» **OBJECTIVE**:
Can you transcribe every line exactly and leave the pictures behind?

» **SUPPLIED DATA**:
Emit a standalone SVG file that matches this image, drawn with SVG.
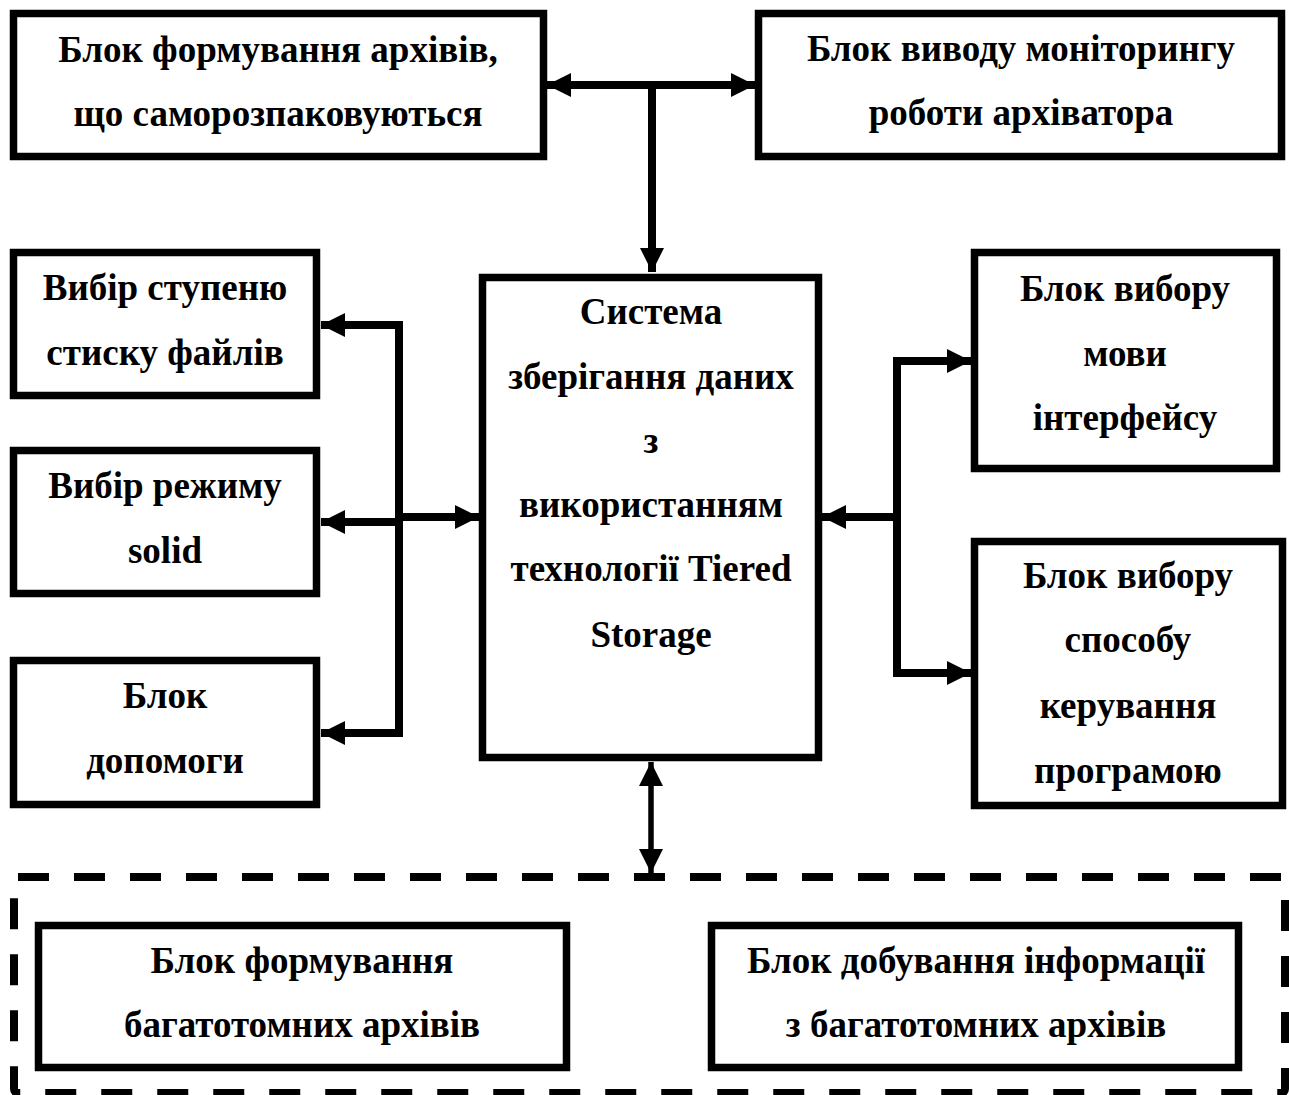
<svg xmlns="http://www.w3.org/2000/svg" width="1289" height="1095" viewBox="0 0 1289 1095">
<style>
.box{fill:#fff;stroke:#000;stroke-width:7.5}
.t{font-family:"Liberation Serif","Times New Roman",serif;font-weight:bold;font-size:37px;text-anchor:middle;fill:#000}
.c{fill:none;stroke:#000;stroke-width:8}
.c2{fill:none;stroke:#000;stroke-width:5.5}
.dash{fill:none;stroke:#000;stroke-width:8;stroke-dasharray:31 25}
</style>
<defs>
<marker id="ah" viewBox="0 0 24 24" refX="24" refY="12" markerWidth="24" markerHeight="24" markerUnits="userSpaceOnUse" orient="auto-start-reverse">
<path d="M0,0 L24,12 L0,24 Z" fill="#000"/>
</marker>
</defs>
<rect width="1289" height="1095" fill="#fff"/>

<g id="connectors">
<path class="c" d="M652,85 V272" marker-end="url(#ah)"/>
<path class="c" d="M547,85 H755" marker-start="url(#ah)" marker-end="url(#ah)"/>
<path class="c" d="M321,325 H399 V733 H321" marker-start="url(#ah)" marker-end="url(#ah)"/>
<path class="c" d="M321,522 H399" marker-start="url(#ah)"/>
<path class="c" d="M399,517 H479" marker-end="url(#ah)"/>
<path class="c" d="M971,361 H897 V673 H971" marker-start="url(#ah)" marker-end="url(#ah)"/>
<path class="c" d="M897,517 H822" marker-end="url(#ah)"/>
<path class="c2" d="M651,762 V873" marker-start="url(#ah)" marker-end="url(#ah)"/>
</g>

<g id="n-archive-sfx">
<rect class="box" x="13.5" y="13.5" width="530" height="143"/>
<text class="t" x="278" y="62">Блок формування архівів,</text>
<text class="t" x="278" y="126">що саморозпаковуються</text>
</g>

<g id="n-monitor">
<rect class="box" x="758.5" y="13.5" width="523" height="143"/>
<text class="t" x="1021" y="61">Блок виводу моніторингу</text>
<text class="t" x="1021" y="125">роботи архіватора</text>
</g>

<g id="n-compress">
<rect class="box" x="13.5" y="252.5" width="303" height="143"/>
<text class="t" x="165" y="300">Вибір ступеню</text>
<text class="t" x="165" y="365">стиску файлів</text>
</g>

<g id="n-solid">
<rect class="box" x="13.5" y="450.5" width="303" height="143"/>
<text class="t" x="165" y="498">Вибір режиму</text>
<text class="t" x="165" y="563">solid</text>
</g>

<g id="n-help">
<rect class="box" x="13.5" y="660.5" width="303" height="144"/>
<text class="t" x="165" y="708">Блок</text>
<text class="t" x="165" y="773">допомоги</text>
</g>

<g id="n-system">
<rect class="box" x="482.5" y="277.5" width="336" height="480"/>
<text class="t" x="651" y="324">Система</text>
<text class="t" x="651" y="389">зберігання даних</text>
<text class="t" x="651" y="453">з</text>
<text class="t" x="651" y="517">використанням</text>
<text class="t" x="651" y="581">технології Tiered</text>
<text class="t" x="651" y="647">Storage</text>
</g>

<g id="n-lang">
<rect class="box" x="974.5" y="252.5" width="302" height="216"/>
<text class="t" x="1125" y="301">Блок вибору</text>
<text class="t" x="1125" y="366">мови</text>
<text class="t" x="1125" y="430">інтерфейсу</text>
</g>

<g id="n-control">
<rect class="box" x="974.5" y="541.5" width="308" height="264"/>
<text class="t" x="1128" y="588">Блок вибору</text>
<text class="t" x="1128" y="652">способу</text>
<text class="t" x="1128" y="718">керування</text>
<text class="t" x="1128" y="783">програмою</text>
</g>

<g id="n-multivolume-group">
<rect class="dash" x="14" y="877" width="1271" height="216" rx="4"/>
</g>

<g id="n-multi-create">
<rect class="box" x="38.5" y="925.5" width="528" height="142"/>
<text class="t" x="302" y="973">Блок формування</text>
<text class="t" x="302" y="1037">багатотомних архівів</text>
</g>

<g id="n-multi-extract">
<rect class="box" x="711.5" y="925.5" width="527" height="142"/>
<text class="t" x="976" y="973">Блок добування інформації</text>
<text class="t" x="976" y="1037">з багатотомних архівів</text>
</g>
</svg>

» **OUTPUT BELOW**:
Emit a standalone SVG file that matches this image, drawn with SVG.
<svg xmlns="http://www.w3.org/2000/svg" width="1289" height="1095" viewBox="0 0 1289 1095">
<style>
.box{fill:#fff;stroke:#000;stroke-width:7.5}
.t{font-family:"Liberation Serif","Times New Roman",serif;font-weight:bold;font-size:37px;text-anchor:middle;fill:#000}
.c{fill:none;stroke:#000;stroke-width:8}
.c2{fill:none;stroke:#000;stroke-width:5.5}
.dash{fill:none;stroke:#000;stroke-width:8;stroke-dasharray:31 25}
</style>
<defs>
<marker id="ah" viewBox="0 0 24 24" refX="24" refY="12" markerWidth="24" markerHeight="24" markerUnits="userSpaceOnUse" orient="auto-start-reverse">
<path d="M0,0 L24,12 L0,24 Z" fill="#000"/>
</marker>
</defs>
<rect width="1289" height="1095" fill="#fff"/>

<g id="connectors">
<path class="c" d="M652,85 V272" marker-end="url(#ah)"/>
<path class="c" d="M547,85 H755" marker-start="url(#ah)" marker-end="url(#ah)"/>
<path class="c" d="M321,325 H399 V733 H321" marker-start="url(#ah)" marker-end="url(#ah)"/>
<path class="c" d="M321,522 H399" marker-start="url(#ah)"/>
<path class="c" d="M399,517 H479" marker-end="url(#ah)"/>
<path class="c" d="M971,361 H897 V673 H971" marker-start="url(#ah)" marker-end="url(#ah)"/>
<path class="c" d="M897,517 H822" marker-end="url(#ah)"/>
<path class="c2" d="M651,762 V873" marker-start="url(#ah)" marker-end="url(#ah)"/>
</g>

<g id="n-archive-sfx">
<rect class="box" x="13.5" y="13.5" width="530" height="143"/>
<text class="t" x="278" y="62">Блок формування архівів,</text>
<text class="t" x="278" y="126">що саморозпаковуються</text>
</g>

<g id="n-monitor">
<rect class="box" x="758.5" y="13.5" width="523" height="143"/>
<text class="t" x="1021" y="61">Блок виводу моніторингу</text>
<text class="t" x="1021" y="125">роботи архіватора</text>
</g>

<g id="n-compress">
<rect class="box" x="13.5" y="252.5" width="303" height="143"/>
<text class="t" x="165" y="300">Вибір ступеню</text>
<text class="t" x="165" y="365">стиску файлів</text>
</g>

<g id="n-solid">
<rect class="box" x="13.5" y="450.5" width="303" height="143"/>
<text class="t" x="165" y="498">Вибір режиму</text>
<text class="t" x="165" y="563">solid</text>
</g>

<g id="n-help">
<rect class="box" x="13.5" y="660.5" width="303" height="144"/>
<text class="t" x="165" y="708">Блок</text>
<text class="t" x="165" y="773">допомоги</text>
</g>

<g id="n-system">
<rect class="box" x="482.5" y="277.5" width="336" height="480"/>
<text class="t" x="651" y="324">Система</text>
<text class="t" x="651" y="389">зберігання даних</text>
<text class="t" x="651" y="453">з</text>
<text class="t" x="651" y="517">використанням</text>
<text class="t" x="651" y="581">технології Tiered</text>
<text class="t" x="651" y="647">Storage</text>
</g>

<g id="n-lang">
<rect class="box" x="974.5" y="252.5" width="302" height="216"/>
<text class="t" x="1125" y="301">Блок вибору</text>
<text class="t" x="1125" y="366">мови</text>
<text class="t" x="1125" y="430">інтерфейсу</text>
</g>

<g id="n-control">
<rect class="box" x="974.5" y="541.5" width="308" height="264"/>
<text class="t" x="1128" y="588">Блок вибору</text>
<text class="t" x="1128" y="652">способу</text>
<text class="t" x="1128" y="718">керування</text>
<text class="t" x="1128" y="783">програмою</text>
</g>

<g id="n-multivolume-group">
<rect class="dash" x="14" y="877" width="1271" height="216" rx="4"/>
</g>

<g id="n-multi-create">
<rect class="box" x="38.5" y="925.5" width="528" height="142"/>
<text class="t" x="302" y="973">Блок формування</text>
<text class="t" x="302" y="1037">багатотомних архівів</text>
</g>

<g id="n-multi-extract">
<rect class="box" x="711.5" y="925.5" width="527" height="142"/>
<text class="t" x="976" y="973">Блок добування інформації</text>
<text class="t" x="976" y="1037">з багатотомних архівів</text>
</g>
</svg>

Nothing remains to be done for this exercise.